Aim of the task: Quote only the span from the first line of the entries to the line containing "length=8, color=SPINE, pad=8)", both ends kept. Leave every picture out.

Figure scripts:
— START —

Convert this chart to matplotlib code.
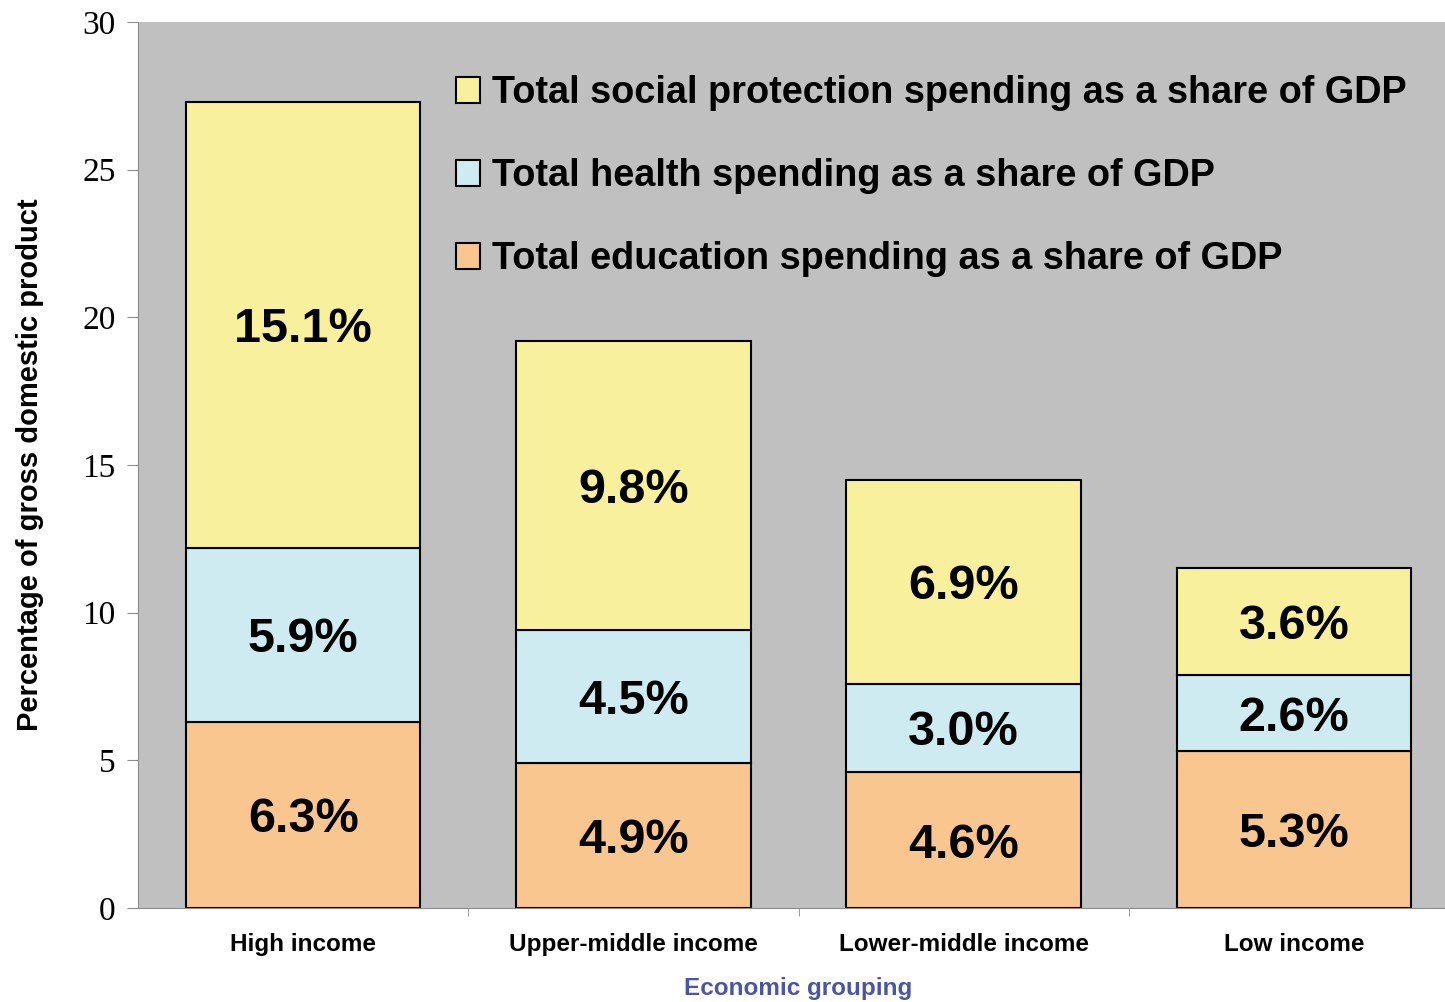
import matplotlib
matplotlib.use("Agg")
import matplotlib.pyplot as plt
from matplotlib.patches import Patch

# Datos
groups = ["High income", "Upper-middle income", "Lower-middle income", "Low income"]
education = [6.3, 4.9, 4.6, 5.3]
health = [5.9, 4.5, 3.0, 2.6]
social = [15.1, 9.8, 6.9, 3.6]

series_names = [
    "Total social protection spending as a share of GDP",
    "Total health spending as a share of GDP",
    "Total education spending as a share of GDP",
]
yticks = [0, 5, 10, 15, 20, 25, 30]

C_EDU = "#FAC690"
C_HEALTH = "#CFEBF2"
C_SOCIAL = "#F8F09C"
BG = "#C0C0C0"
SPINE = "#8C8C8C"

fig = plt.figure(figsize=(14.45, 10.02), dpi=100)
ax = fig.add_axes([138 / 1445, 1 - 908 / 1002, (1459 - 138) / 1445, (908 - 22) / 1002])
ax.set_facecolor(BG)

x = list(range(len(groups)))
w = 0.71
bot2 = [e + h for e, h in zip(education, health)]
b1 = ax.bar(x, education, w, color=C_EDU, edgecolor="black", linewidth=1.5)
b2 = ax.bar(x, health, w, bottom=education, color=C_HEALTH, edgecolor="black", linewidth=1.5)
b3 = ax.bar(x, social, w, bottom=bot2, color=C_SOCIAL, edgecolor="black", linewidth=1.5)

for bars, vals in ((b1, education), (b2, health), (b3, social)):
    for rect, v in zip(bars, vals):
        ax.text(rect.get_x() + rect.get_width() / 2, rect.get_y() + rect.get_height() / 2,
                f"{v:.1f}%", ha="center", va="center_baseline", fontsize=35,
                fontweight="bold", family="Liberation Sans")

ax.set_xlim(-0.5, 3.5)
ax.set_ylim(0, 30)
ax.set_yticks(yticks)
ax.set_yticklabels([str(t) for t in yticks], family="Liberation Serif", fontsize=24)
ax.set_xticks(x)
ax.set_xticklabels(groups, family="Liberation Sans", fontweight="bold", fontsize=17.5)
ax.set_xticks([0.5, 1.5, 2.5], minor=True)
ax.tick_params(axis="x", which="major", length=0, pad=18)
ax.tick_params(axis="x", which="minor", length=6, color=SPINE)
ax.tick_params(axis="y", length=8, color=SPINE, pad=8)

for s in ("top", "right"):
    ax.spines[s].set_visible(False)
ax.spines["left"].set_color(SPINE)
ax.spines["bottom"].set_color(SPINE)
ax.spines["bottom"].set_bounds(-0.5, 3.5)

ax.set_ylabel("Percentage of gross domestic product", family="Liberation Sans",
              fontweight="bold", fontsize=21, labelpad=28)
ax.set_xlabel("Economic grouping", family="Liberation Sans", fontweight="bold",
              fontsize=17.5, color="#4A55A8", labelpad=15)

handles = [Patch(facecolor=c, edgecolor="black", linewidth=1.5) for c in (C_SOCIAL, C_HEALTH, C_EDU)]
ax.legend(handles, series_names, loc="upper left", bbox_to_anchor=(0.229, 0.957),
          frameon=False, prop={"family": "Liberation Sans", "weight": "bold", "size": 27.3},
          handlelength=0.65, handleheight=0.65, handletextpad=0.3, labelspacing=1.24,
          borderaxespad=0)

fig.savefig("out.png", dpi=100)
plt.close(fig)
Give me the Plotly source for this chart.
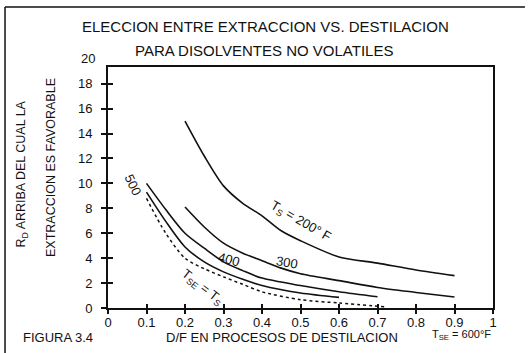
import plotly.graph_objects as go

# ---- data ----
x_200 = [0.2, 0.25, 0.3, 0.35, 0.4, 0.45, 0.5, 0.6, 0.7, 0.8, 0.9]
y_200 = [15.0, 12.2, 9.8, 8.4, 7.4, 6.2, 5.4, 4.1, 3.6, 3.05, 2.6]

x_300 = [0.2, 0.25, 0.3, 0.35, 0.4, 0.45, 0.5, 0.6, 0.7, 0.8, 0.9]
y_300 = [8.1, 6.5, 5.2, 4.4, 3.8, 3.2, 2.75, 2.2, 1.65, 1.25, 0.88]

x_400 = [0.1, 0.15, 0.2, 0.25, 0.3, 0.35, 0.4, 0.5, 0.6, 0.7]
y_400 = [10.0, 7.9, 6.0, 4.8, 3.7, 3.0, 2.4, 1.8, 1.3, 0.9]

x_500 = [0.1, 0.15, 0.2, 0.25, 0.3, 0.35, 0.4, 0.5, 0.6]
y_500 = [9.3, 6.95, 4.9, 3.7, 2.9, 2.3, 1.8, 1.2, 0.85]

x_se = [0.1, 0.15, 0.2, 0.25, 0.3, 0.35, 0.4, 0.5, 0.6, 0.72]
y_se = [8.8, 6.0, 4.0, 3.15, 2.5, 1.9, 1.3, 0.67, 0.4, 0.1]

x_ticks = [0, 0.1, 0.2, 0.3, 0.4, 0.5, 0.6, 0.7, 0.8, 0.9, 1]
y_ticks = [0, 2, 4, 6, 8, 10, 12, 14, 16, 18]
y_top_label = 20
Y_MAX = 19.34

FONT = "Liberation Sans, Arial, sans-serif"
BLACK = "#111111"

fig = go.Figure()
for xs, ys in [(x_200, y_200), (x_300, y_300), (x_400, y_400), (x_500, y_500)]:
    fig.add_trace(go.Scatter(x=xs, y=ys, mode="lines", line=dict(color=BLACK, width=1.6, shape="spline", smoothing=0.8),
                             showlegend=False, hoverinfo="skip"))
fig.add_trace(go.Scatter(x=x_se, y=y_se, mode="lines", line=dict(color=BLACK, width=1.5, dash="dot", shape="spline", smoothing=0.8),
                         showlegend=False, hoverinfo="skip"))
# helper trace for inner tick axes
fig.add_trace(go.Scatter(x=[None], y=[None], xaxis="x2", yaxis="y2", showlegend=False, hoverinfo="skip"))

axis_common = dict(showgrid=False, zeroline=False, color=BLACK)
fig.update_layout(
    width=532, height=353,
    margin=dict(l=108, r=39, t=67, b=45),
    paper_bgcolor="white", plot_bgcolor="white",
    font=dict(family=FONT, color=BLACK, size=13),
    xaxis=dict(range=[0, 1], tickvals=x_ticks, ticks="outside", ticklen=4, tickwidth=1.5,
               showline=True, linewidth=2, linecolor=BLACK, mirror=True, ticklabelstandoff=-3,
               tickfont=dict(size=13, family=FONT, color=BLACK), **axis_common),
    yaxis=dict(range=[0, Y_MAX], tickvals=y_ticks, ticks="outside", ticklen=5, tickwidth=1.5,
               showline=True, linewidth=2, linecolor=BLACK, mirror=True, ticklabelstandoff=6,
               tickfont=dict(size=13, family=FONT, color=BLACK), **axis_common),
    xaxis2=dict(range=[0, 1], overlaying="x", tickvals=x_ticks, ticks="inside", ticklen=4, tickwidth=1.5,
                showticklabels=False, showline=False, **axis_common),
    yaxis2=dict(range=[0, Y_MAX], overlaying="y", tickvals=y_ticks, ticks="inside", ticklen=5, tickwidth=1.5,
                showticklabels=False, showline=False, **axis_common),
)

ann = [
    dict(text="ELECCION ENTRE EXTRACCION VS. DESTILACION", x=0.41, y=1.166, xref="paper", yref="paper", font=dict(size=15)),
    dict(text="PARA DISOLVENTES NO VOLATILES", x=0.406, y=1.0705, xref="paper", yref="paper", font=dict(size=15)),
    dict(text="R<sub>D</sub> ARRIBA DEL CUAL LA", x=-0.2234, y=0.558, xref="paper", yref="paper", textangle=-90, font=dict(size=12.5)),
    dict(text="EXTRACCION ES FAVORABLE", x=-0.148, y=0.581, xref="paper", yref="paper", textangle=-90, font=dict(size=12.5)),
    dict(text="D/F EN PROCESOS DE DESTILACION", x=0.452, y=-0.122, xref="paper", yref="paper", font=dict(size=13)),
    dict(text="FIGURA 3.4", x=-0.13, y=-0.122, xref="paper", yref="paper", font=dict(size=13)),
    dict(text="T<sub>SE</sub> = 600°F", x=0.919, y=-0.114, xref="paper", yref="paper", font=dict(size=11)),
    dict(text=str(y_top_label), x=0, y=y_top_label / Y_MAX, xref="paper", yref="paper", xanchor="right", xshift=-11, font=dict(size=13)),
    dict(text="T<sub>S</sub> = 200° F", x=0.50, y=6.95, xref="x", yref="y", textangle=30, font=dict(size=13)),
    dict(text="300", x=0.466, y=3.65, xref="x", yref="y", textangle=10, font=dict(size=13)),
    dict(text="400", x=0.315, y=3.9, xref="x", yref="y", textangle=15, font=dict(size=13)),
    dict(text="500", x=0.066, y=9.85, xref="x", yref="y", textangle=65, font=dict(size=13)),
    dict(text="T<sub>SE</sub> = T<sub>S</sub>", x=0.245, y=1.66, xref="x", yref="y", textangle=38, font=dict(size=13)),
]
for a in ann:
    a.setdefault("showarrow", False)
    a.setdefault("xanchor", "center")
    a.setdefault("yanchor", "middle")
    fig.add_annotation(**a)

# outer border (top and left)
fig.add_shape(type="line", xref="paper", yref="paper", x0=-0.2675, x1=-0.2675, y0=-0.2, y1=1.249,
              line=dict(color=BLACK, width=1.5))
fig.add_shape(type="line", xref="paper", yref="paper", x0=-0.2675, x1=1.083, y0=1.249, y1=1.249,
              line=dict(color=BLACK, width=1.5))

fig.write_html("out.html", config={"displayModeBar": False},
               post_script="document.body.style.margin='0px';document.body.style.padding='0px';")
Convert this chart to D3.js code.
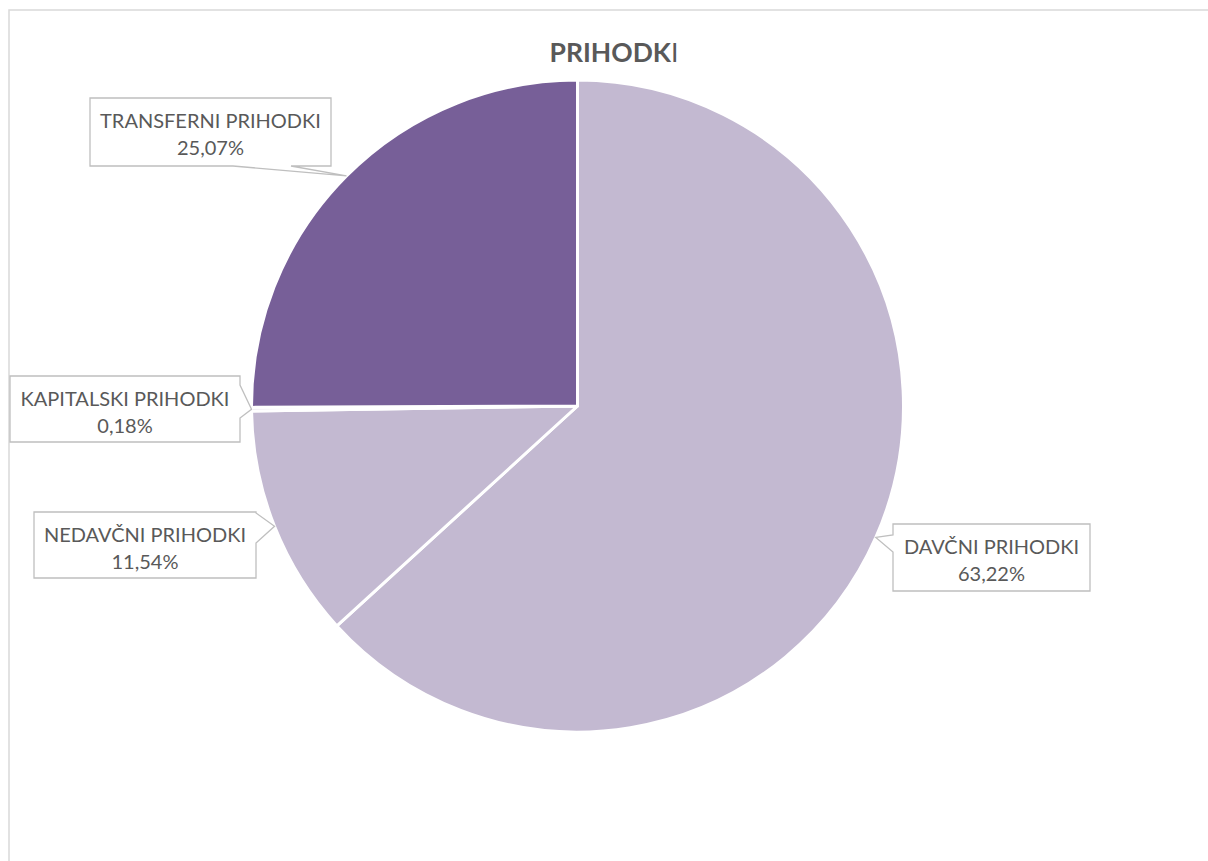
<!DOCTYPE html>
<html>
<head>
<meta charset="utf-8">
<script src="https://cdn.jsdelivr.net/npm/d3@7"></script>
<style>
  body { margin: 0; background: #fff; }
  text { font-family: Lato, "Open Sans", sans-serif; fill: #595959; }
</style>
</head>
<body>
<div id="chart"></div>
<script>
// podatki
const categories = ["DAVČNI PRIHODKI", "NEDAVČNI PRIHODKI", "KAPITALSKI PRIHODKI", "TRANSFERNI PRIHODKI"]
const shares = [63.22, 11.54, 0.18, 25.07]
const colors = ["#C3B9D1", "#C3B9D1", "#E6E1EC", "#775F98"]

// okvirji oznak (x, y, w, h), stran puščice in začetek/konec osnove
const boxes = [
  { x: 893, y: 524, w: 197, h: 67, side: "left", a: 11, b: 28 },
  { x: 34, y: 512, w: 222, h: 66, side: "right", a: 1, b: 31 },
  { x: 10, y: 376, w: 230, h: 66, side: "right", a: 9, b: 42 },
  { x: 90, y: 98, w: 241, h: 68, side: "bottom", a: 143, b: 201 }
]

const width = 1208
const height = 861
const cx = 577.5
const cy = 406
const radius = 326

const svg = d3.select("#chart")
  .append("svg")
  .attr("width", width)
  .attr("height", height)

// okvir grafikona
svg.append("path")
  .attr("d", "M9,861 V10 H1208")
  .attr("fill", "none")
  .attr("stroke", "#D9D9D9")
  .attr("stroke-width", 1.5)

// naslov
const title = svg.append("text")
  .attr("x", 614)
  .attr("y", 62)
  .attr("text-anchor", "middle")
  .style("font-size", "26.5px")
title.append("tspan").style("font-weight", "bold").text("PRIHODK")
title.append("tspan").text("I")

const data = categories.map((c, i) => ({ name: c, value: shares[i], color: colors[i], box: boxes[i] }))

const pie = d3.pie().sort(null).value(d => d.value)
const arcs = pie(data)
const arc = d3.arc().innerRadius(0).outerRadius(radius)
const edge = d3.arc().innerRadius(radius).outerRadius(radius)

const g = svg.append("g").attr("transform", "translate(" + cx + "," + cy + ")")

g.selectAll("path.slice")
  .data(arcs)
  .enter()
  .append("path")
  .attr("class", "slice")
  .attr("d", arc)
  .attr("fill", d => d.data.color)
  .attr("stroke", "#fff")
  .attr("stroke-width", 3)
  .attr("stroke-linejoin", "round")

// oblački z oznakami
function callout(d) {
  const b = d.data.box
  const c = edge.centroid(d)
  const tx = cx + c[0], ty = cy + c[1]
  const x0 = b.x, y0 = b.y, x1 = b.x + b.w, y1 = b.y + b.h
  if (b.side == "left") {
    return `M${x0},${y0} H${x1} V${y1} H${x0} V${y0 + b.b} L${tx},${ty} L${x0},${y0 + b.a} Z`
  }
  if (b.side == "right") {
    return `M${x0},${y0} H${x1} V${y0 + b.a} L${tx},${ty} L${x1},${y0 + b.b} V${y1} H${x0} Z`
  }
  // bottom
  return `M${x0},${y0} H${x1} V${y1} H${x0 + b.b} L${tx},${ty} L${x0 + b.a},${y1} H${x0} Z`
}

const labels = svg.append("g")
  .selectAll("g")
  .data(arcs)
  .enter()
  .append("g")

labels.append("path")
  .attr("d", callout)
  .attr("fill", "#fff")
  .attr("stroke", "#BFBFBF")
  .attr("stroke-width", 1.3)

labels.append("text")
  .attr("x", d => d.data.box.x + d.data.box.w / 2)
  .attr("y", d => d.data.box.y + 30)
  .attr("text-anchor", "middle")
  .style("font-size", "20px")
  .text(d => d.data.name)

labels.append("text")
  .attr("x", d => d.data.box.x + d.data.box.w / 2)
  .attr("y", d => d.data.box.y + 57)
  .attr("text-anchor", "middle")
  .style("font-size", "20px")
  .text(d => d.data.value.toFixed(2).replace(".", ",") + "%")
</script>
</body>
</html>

— END —

Reply:
Convert this chart to matplotlib code.
import matplotlib
matplotlib.use("Agg")
import matplotlib.pyplot as plt
from matplotlib.patches import Patch

# Datos
groups = ["High income", "Upper-middle income", "Lower-middle income", "Low income"]
education = [6.3, 4.9, 4.6, 5.3]
health = [5.9, 4.5, 3.0, 2.6]
social = [15.1, 9.8, 6.9, 3.6]

series_names = [
    "Total social protection spending as a share of GDP",
    "Total health spending as a share of GDP",
    "Total education spending as a share of GDP",
]
yticks = [0, 5, 10, 15, 20, 25, 30]

C_EDU = "#FAC690"
C_HEALTH = "#CFEBF2"
C_SOCIAL = "#F8F09C"
BG = "#C0C0C0"
SPINE = "#8C8C8C"

fig = plt.figure(figsize=(14.45, 10.02), dpi=100)
ax = fig.add_axes([138 / 1445, 1 - 908 / 1002, (1459 - 138) / 1445, (908 - 22) / 1002])
ax.set_facecolor(BG)

x = list(range(len(groups)))
w = 0.71
bot2 = [e + h for e, h in zip(education, health)]
b1 = ax.bar(x, education, w, color=C_EDU, edgecolor="black", linewidth=1.5)
b2 = ax.bar(x, health, w, bottom=education, color=C_HEALTH, edgecolor="black", linewidth=1.5)
b3 = ax.bar(x, social, w, bottom=bot2, color=C_SOCIAL, edgecolor="black", linewidth=1.5)

for bars, vals in ((b1, education), (b2, health), (b3, social)):
    for rect, v in zip(bars, vals):
        ax.text(rect.get_x() + rect.get_width() / 2, rect.get_y() + rect.get_height() / 2,
                f"{v:.1f}%", ha="center", va="center_baseline", fontsize=35,
                fontweight="bold", family="Liberation Sans")

ax.set_xlim(-0.5, 3.5)
ax.set_ylim(0, 30)
ax.set_yticks(yticks)
ax.set_yticklabels([str(t) for t in yticks], family="Liberation Serif", fontsize=24)
ax.set_xticks(x)
ax.set_xticklabels(groups, family="Liberation Sans", fontweight="bold", fontsize=17.5)
ax.set_xticks([0.5, 1.5, 2.5], minor=True)
ax.tick_params(axis="x", which="major", length=0, pad=18)
ax.tick_params(axis="x", which="minor", length=6, color=SPINE)
ax.tick_params(axis="y", length=8, color=SPINE, pad=8)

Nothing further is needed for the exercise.